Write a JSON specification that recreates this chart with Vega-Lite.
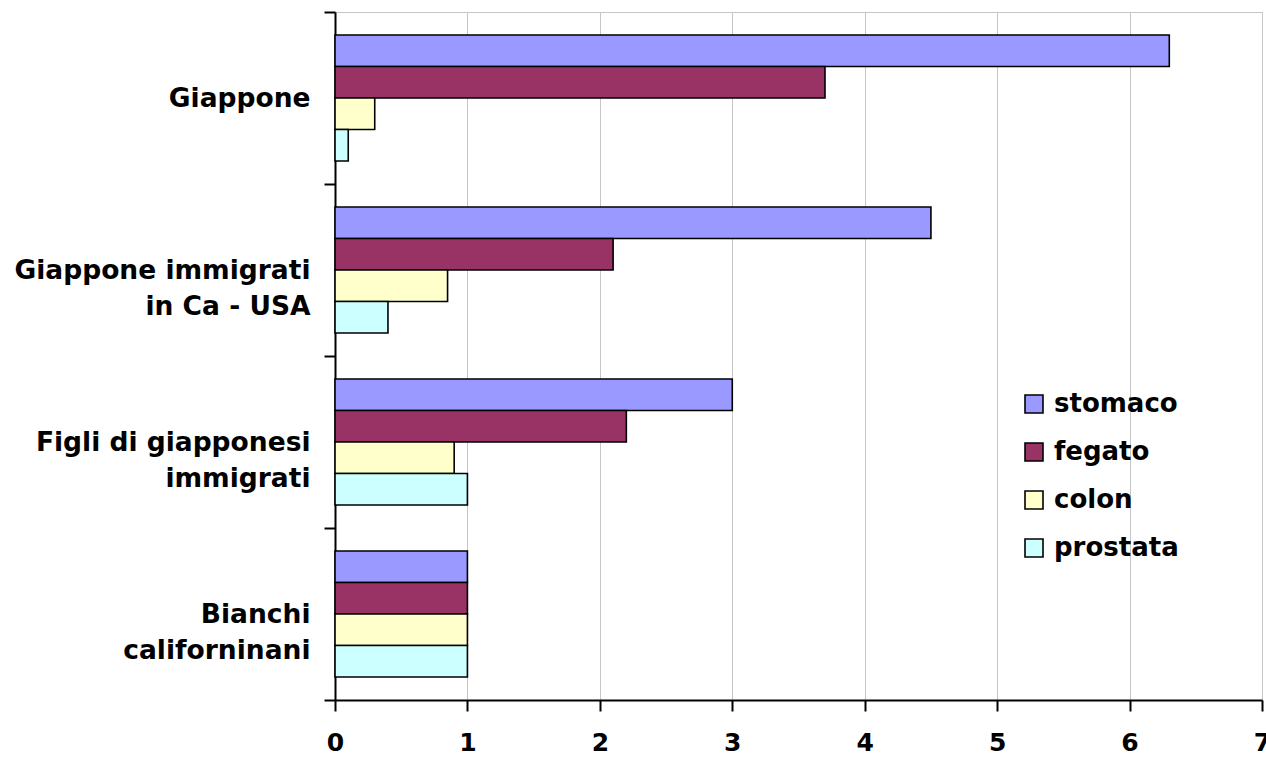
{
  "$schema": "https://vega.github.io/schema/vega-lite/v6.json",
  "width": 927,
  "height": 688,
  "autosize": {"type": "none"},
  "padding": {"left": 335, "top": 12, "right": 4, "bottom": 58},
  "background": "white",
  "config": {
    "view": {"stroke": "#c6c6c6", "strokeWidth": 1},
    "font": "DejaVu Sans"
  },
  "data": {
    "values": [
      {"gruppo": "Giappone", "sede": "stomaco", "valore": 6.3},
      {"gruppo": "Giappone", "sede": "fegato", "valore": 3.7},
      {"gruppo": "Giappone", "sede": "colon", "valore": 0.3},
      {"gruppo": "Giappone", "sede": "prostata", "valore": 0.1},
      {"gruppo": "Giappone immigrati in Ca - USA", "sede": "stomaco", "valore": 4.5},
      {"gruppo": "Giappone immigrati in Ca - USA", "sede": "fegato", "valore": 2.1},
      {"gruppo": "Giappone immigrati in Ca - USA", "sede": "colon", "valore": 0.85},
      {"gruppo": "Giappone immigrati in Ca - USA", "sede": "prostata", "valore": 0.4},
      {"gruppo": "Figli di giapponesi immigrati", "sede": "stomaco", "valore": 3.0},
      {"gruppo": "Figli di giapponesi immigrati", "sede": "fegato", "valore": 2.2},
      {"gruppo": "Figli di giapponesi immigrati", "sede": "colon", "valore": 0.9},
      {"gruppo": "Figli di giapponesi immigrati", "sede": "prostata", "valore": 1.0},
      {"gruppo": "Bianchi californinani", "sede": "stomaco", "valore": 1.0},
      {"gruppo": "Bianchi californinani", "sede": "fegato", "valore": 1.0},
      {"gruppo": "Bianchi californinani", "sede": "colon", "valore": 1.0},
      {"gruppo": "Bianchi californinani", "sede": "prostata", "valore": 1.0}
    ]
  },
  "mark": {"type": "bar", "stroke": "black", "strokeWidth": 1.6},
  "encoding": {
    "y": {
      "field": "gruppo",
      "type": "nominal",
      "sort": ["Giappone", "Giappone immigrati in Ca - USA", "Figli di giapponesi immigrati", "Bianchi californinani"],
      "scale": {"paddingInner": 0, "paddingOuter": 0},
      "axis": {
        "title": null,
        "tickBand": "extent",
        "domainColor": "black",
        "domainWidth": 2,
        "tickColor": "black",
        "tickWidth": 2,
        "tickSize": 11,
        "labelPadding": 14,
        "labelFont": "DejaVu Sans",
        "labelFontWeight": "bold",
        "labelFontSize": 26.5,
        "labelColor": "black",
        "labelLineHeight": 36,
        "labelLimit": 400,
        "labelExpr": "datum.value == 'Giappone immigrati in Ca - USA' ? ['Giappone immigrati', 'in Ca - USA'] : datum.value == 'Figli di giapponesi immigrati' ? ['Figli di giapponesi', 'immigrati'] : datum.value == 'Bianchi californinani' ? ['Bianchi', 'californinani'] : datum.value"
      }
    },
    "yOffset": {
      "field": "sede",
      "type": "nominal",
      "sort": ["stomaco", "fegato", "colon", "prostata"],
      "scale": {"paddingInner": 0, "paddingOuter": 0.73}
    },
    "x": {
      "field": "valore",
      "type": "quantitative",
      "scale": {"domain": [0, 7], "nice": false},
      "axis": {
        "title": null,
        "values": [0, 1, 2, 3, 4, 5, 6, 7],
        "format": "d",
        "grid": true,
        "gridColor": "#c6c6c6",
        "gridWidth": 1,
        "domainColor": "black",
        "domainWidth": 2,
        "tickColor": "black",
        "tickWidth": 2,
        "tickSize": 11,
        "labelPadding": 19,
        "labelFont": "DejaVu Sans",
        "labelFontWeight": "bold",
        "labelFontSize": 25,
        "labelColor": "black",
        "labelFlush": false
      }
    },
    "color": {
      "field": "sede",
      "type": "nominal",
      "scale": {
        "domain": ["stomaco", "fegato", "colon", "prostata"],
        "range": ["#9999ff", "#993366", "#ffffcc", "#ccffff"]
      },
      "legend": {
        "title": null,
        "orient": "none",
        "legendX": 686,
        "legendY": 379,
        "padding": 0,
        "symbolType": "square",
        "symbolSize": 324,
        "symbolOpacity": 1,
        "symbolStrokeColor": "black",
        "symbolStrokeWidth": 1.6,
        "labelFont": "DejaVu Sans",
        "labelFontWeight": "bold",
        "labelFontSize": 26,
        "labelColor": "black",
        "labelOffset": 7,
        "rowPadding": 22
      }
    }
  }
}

= = = = = = =

**EXERCISE REQUIREMENTS:**
Copy the listing over exactly, skipping the pictures it holds.

**SOLUTION FOR THIS PROBLEM:**
Write a JSON specification that recreates this chart with Vega-Lite.
{
  "$schema": "https://vega.github.io/schema/vega-lite/v6.json",
  "width": 927,
  "height": 688,
  "autosize": {"type": "none"},
  "padding": {"left": 335, "top": 12, "right": 4, "bottom": 58},
  "background": "white",
  "config": {
    "view": {"stroke": "#c6c6c6", "strokeWidth": 1},
    "font": "DejaVu Sans"
  },
  "data": {
    "values": [
      {"gruppo": "Giappone", "sede": "stomaco", "valore": 6.3},
      {"gruppo": "Giappone", "sede": "fegato", "valore": 3.7},
      {"gruppo": "Giappone", "sede": "colon", "valore": 0.3},
      {"gruppo": "Giappone", "sede": "prostata", "valore": 0.1},
      {"gruppo": "Giappone immigrati in Ca - USA", "sede": "stomaco", "valore": 4.5},
      {"gruppo": "Giappone immigrati in Ca - USA", "sede": "fegato", "valore": 2.1},
      {"gruppo": "Giappone immigrati in Ca - USA", "sede": "colon", "valore": 0.85},
      {"gruppo": "Giappone immigrati in Ca - USA", "sede": "prostata", "valore": 0.4},
      {"gruppo": "Figli di giapponesi immigrati", "sede": "stomaco", "valore": 3.0},
      {"gruppo": "Figli di giapponesi immigrati", "sede": "fegato", "valore": 2.2},
      {"gruppo": "Figli di giapponesi immigrati", "sede": "colon", "valore": 0.9},
      {"gruppo": "Figli di giapponesi immigrati", "sede": "prostata", "valore": 1.0},
      {"gruppo": "Bianchi californinani", "sede": "stomaco", "valore": 1.0},
      {"gruppo": "Bianchi californinani", "sede": "fegato", "valore": 1.0},
      {"gruppo": "Bianchi californinani", "sede": "colon", "valore": 1.0},
      {"gruppo": "Bianchi californinani", "sede": "prostata", "valore": 1.0}
    ]
  },
  "mark": {"type": "bar", "stroke": "black", "strokeWidth": 1.6},
  "encoding": {
    "y": {
      "field": "gruppo",
      "type": "nominal",
      "sort": ["Giappone", "Giappone immigrati in Ca - USA", "Figli di giapponesi immigrati", "Bianchi californinani"],
      "scale": {"paddingInner": 0, "paddingOuter": 0},
      "axis": {
        "title": null,
        "tickBand": "extent",
        "domainColor": "black",
        "domainWidth": 2,
        "tickColor": "black",
        "tickWidth": 2,
        "tickSize": 11,
        "labelPadding": 14,
        "labelFont": "DejaVu Sans",
        "labelFontWeight": "bold",
        "labelFontSize": 26.5,
        "labelColor": "black",
        "labelLineHeight": 36,
        "labelLimit": 400,
        "labelExpr": "datum.value == 'Giappone immigrati in Ca - USA' ? ['Giappone immigrati', 'in Ca - USA'] : datum.value == 'Figli di giapponesi immigrati' ? ['Figli di giapponesi', 'immigrati'] : datum.value == 'Bianchi californinani' ? ['Bianchi', 'californinani'] : datum.value"
      }
    },
    "yOffset": {
      "field": "sede",
      "type": "nominal",
      "sort": ["stomaco", "fegato", "colon", "prostata"],
      "scale": {"paddingInner": 0, "paddingOuter": 0.73}
    },
    "x": {
      "field": "valore",
      "type": "quantitative",
      "scale": {"domain": [0, 7], "nice": false},
      "axis": {
        "title": null,
        "values": [0, 1, 2, 3, 4, 5, 6, 7],
        "format": "d",
        "grid": true,
        "gridColor": "#c6c6c6",
        "gridWidth": 1,
        "domainColor": "black",
        "domainWidth": 2,
        "tickColor": "black",
        "tickWidth": 2,
        "tickSize": 11,
        "labelPadding": 19,
        "labelFont": "DejaVu Sans",
        "labelFontWeight": "bold",
        "labelFontSize": 25,
        "labelColor": "black",
        "labelFlush": false
      }
    },
    "color": {
      "field": "sede",
      "type": "nominal",
      "scale": {
        "domain": ["stomaco", "fegato", "colon", "prostata"],
        "range": ["#9999ff", "#993366", "#ffffcc", "#ccffff"]
      },
      "legend": {
        "title": null,
        "orient": "none",
        "legendX": 686,
        "legendY": 379,
        "padding": 0,
        "symbolType": "square",
        "symbolSize": 324,
        "symbolOpacity": 1,
        "symbolStrokeColor": "black",
        "symbolStrokeWidth": 1.6,
        "labelFont": "DejaVu Sans",
        "labelFontWeight": "bold",
        "labelFontSize": 26,
        "labelColor": "black",
        "labelOffset": 7,
        "rowPadding": 22
      }
    }
  }
}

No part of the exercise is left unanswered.